As confetti and the flaccid remains of balloons are swept from the floor of the Quicken Loans Arena in Cleveland, as the delegates wake up groggy in their hotels from a four-day bender of hallucinatory political theater, as the echoes of Donald Trump’s words—“I am your voice”—linger in our collective consciousness like a bad dream, we are left to grope, through a growing fog of shame and regret, for an answer to the age-old question that accompanies any serious hangover: What in the hell just happened?
The moment that stands out with the greatest clarity, the episode for which this convention will be best remembered, is Ted Cruz’s refusal to endorse Trump in front of a crowd baying for his submission. It was easily the finest hour in Cruz’s career, and a reminder that the Republican Party has not gone entirely to the Trump side. And yet ... it was still a Ted Cruz speech, coated in a kind of oleaginous demagoguery. The speaker was still Ted Cruz, who did not happily welcome the crowd’s hate so much as grow stronger and more terrifying because of it, a malignant metastasis in action. If Cruz represents a third way between Trump and the GOP establishment, as Benjamin Wallace-Wells has suggested, then that hardly seems like a reason to hope.

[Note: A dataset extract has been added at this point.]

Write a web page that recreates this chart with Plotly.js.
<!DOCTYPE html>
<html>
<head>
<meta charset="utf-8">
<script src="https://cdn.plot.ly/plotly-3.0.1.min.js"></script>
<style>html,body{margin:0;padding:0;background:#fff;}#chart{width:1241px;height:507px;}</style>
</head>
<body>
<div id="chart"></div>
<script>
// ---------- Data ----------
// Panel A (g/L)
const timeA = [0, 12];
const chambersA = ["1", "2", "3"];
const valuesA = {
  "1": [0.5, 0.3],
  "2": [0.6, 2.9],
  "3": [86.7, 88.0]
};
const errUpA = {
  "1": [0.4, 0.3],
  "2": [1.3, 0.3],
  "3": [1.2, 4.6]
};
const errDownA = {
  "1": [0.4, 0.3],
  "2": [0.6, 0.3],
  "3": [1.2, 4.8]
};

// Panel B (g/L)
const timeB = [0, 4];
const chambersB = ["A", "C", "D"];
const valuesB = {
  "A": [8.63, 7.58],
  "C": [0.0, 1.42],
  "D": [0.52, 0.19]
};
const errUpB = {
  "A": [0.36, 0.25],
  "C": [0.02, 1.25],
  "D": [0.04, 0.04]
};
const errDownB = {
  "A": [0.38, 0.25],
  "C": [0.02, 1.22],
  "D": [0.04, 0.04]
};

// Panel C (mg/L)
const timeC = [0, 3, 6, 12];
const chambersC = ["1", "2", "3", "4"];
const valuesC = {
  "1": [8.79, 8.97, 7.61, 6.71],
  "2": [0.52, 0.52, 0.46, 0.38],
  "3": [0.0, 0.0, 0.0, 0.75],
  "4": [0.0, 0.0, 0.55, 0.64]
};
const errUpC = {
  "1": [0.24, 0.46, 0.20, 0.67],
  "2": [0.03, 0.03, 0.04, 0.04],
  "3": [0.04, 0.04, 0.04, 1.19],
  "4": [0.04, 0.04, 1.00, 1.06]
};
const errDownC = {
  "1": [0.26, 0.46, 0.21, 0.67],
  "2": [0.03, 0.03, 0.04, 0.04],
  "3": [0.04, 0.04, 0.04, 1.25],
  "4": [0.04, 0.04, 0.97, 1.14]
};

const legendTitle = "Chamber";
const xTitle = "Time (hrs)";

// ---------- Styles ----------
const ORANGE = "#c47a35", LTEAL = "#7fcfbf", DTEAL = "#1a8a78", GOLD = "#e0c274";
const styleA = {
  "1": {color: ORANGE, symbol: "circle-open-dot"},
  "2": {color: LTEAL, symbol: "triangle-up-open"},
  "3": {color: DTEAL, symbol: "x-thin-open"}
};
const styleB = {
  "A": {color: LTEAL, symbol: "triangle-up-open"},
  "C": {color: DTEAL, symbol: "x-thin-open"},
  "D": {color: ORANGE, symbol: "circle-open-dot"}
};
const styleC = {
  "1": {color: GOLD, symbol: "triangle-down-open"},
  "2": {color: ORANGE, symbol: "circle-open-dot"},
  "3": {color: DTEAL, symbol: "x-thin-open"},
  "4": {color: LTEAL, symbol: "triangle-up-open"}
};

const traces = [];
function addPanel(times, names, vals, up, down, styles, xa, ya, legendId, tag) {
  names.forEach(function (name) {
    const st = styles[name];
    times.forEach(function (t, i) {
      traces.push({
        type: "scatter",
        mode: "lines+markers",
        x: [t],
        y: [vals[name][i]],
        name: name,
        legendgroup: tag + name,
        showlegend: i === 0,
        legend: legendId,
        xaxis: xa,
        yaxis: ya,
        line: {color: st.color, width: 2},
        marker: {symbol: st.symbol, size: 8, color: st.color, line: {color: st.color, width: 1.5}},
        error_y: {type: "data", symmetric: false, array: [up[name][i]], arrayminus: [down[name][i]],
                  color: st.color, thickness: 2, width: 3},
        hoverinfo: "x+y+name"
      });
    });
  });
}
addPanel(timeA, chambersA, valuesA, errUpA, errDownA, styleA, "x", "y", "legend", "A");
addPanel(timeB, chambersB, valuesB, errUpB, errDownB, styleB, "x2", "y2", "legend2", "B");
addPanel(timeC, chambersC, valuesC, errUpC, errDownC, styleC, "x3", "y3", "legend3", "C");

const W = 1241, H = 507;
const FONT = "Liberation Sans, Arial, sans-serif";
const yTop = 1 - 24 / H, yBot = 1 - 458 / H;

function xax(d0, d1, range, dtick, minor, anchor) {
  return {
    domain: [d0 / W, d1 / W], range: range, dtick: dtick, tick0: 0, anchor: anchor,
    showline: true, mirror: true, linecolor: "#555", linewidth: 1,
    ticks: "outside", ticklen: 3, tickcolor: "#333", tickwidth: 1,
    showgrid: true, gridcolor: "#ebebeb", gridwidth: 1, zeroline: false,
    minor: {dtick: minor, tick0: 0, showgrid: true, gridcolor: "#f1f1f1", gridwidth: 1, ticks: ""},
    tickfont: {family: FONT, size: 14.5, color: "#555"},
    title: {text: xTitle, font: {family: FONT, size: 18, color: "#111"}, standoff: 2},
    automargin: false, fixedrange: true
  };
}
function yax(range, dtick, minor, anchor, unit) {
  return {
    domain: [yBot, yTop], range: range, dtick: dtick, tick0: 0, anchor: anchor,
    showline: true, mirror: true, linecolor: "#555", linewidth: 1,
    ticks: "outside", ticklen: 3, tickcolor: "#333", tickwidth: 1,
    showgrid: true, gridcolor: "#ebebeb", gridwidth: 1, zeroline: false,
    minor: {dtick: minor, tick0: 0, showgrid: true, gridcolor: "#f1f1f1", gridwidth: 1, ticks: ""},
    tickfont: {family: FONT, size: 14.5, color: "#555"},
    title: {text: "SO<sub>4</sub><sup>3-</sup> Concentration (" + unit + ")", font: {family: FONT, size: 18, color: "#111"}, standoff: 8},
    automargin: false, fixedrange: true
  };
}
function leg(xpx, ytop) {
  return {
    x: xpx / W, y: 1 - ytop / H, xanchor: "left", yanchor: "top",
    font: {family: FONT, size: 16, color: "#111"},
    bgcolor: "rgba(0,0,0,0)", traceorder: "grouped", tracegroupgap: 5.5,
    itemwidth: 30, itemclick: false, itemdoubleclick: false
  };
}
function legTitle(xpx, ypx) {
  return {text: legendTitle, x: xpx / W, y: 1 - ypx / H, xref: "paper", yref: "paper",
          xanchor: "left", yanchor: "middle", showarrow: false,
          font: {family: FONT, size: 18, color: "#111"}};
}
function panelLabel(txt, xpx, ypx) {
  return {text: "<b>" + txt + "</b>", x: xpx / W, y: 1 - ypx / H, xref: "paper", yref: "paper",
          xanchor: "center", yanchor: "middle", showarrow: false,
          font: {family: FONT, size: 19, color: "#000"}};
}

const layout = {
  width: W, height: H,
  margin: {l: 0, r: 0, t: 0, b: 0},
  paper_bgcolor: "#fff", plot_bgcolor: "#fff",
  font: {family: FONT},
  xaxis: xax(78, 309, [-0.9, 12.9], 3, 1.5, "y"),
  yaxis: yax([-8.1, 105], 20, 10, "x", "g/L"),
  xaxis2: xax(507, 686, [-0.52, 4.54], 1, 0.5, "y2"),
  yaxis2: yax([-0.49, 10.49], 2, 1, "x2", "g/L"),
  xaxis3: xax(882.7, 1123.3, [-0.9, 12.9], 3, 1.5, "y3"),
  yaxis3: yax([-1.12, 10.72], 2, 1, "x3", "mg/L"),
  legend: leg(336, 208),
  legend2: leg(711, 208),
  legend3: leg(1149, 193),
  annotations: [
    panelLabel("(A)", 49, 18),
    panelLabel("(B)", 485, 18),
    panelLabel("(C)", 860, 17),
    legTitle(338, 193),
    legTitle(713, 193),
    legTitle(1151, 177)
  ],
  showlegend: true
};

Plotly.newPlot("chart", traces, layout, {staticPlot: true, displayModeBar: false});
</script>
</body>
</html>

The rest is a queasy blur. Melania Trump stealing Michelle Obama’s words. Rudy Giuliani red-faced and stabbing his fingers in the air. Chris Christie’s call-and-response with that crowd, the word “guilty” ringing out like a paean to mob justice. The chants of “Lock Her Up.” Laura Ingraham doing a maybe-Nazi salute. Donald Trump air-kissing Mike Pence. And permeating the memory of all these is Trump’s millenarian acceptance speech, an immersion tour of the conspiracy-inflected worldview that has animated his campaign, the enemy being a global order rotten with corruption and weakness that must be swept away and replaced.
It was an end-to-end embarrassment for the Republican Party. There did not seem to be a single statesman in attendance, only hucksters and petty tyrants. Trump is a Republican phenomenon and, as long as Hillary Clinton wins in the fall, a Republican problem. But the convention, a nearly weeklong showcase for one half of American political life, washed over us all. “I am your voice,” Trump declared. This was his attempt to present himself as a populist, as a megaphone for the people. But on this morning it reads like an indictment.